モーズレイ処方ガイドライン第14版(The Maudsley PrescribingGuidelines inPsychiatry 14thEdition)menu open

モーズレイ処方ガイドライン第14版原著からの注意

『モーズレイ処方ガイドライン』を使用する際の注意

本ガイドラインの主な目的は, よく遭遇するケースから稀なケースまで様々な臨床場面における向精神薬の処方について, 臨床医に実践的で有用なアドバイスを提供することである。これらの助言は, 文献のレビュー, 臨床知見, 専門家の見解を組み合わせて作成されたものである。我々は, これらの助言が必ずしも「正しい」と主張しているわけではなく, 他の専門機関や分科会による指針よりも重んじられてしかるべきだと言いたいわけでもない。それでも, 本ガイドラインが, 精神医療における薬剤の安全かつ有効で経済的な使用を確実なものとするのに役立つと期待している。また, 指針の根拠として用いた情報源は厳密に明示したと考えている。本書における推奨事項には, 英国や他国で認可された薬剤の適応とは異なる使用方法が多く含まれることに注意されたい。また, 引用した用量についてはできるだけ正確を期したが, 臨床医は処方する前に添付文書等を必ず確認していただきたい。さらに, 本ガイドラインは2021年3月時点で入手可能であった情報に基づくことにも留意されたい。
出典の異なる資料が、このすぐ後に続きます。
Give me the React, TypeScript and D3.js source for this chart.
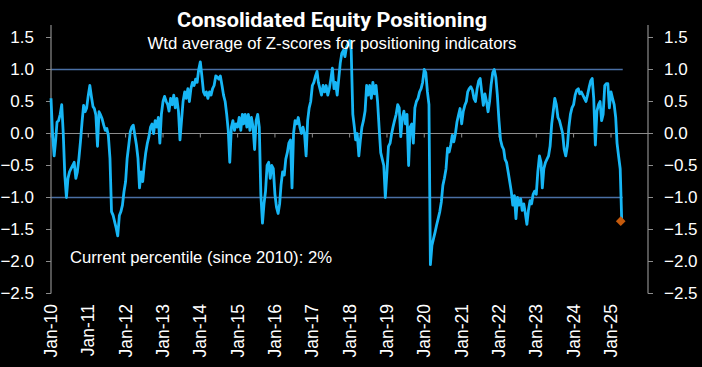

今後さらなる研究が進むことにより, 本書での助言の多くは更新されるだろう。

なお,本書の使用により発生した傷害や損害に対する責任は,一切負わないものとする。

収載薬剤に関する注意

本ガイドラインは英国以外の多くの国でも使用されている。この点に留意し, 本版では2021年3月時点で西欧諸国で幅広く使用されている薬剤を収載した。ブレクスピプラゾール, desvenlafaxine, pimavanserin, vilazodone等, 英国では販売されていない薬剤も収載している。多くの古い薬剤や入手しにくい薬剤(レボメプロマジン, プロペリシアジン, マプロチリン, ゾテピン, 経口loxapine等)は, 執筆時点では一般的に使用されていないため, 簡単に述べるに留めるか, 収載しなかった。

貢献者の利益相反

本ガイドライン作成における貢献者のほとんどが, 製薬会社から研究費, 顧問報酬, 講演料の提供を受けている。このような関係が薬剤の選択や評価に不可避的に影響を及ぼすことに, 読者は留意する必要がある。

したがって, 本書が提供する指針に製薬業界からの間接的影響が及んでいないと保証することはできないが, 豊富な文献による裏付けでそのリスクを軽減するよう努めた。直接的影響に関しては, 本ガイドラインを草稿や校正の段階で閲覧しえた, あるいはコメントしえた製薬会社はなく, 特定の項目, 推奨, 指針の収載または除外を求めた会社もない。その限りにおいて, 本ガイドラインは製薬業界から独立して作成されたものである。